We all ribbed Fr Thesis of the West End when he
revealed on LiberFaciorum that, led by Bishop Jonathan, he and the clergy of
the trad-Cath Fulham Episcopal Area were going to Rome for their clergy
conference. Many priests shared the less glamorous locations of their own
conferences; ‘In Guildford Diocese’, I commented, ‘we say that all roads lead
to Swanwick’ (but at least Swanwick isn’t Butlins). Little did anyone realise
that the trip would result in an ecclesiastical row that had nothing to do with
its intrinsic merits but the circumstances of a particular act of worship.
Even I was somewhat astonished to see photographs of
Bishop Jonathan celebrating mass for the Anglican party in the basilica of St John
Lateran. Now, St Peter’s in the Vatican may be the Pope’s own chapel, but St
John’s is the cathedral of the diocese of Rome itself, and in terms of
significance and seniority it outranks any other church in the city. Nobody seems
to want to be very explicit about how an Anglican bishop came to be presiding
over the Eucharist at its main altar, but it wasn’t some kind of guerilla service in which the Fulham clergy ran
in with their kit in black holdalls, hurriedly set it all up, and rattled out
a mass without asking: it seems to have been done with the full knowledge of
the Lateran chapter. To normal, non-churchy people, it would be baffling to
have any problem with this, but not if you’re a conservative Roman Catholic for
whom Anglicans are at the very best well-meaning heretics whose sacraments are
invalid, and at worst deluded deceivers whose services are snares and traps for
the unwary soul. To have an Anglican bishop – if you can describe him as such, rather than a man dressed as a bishop – carrying out a pretended mass in the
very heart of the Catholic Church mocks the truth, to them. From the photographs of the service you can't easily see that it's taking place in a roped-off area of the cathedral so that no Catholics in communion with the See of Rome might wander in, accidentally take communion, and endanger their immortal souls.

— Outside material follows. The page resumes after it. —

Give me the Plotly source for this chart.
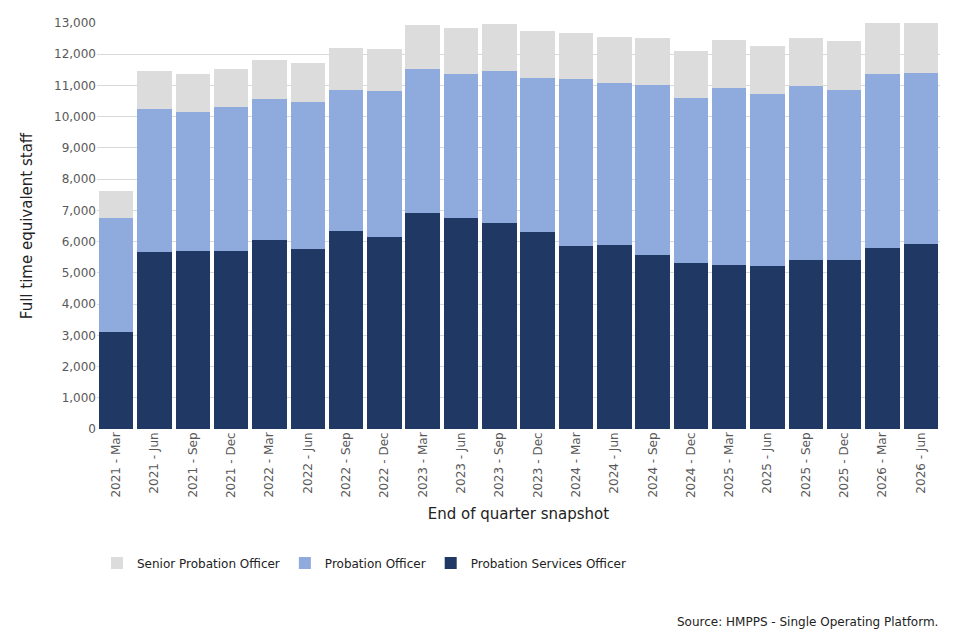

Who was responsible for this appalling event? The day after it took place and Twitter went ballistic the Lateran Chapter issued an abject apology blaming ‘a breakdown in communication’. Presumably they simply didn’t enquire very deeply as to who this group of clergy were: they were, of course, all male, and the presence of a female or two would have given the game away. Fr Jeffrey here in Swanvale Halt hadn’t heard of the fuss, but he could see how it might have happened: ‘In Italy nobody understands what Anglicans are’ (rather the same as in England, then). There are photos of Bishop Jonathan by the side of Pope Francis in St Peter’s Square, and again, you can excuse the Pontiff for not investigating when he gets photobombed by a random character in purple. The same could not be said for Cardinal Kaspar who came to address the Fulham clergy during their tour, but had it been just him, and had the mass taken place in some back-street church in Rome, probably nobody would have noticed, because Anglicans, I fear, are loaned Roman altars all the time, in the same way Fr Jeffrey is loaned ours each and every week. I wouldn’t ask to use his, though; as I know he wouldn’t be able to say yes.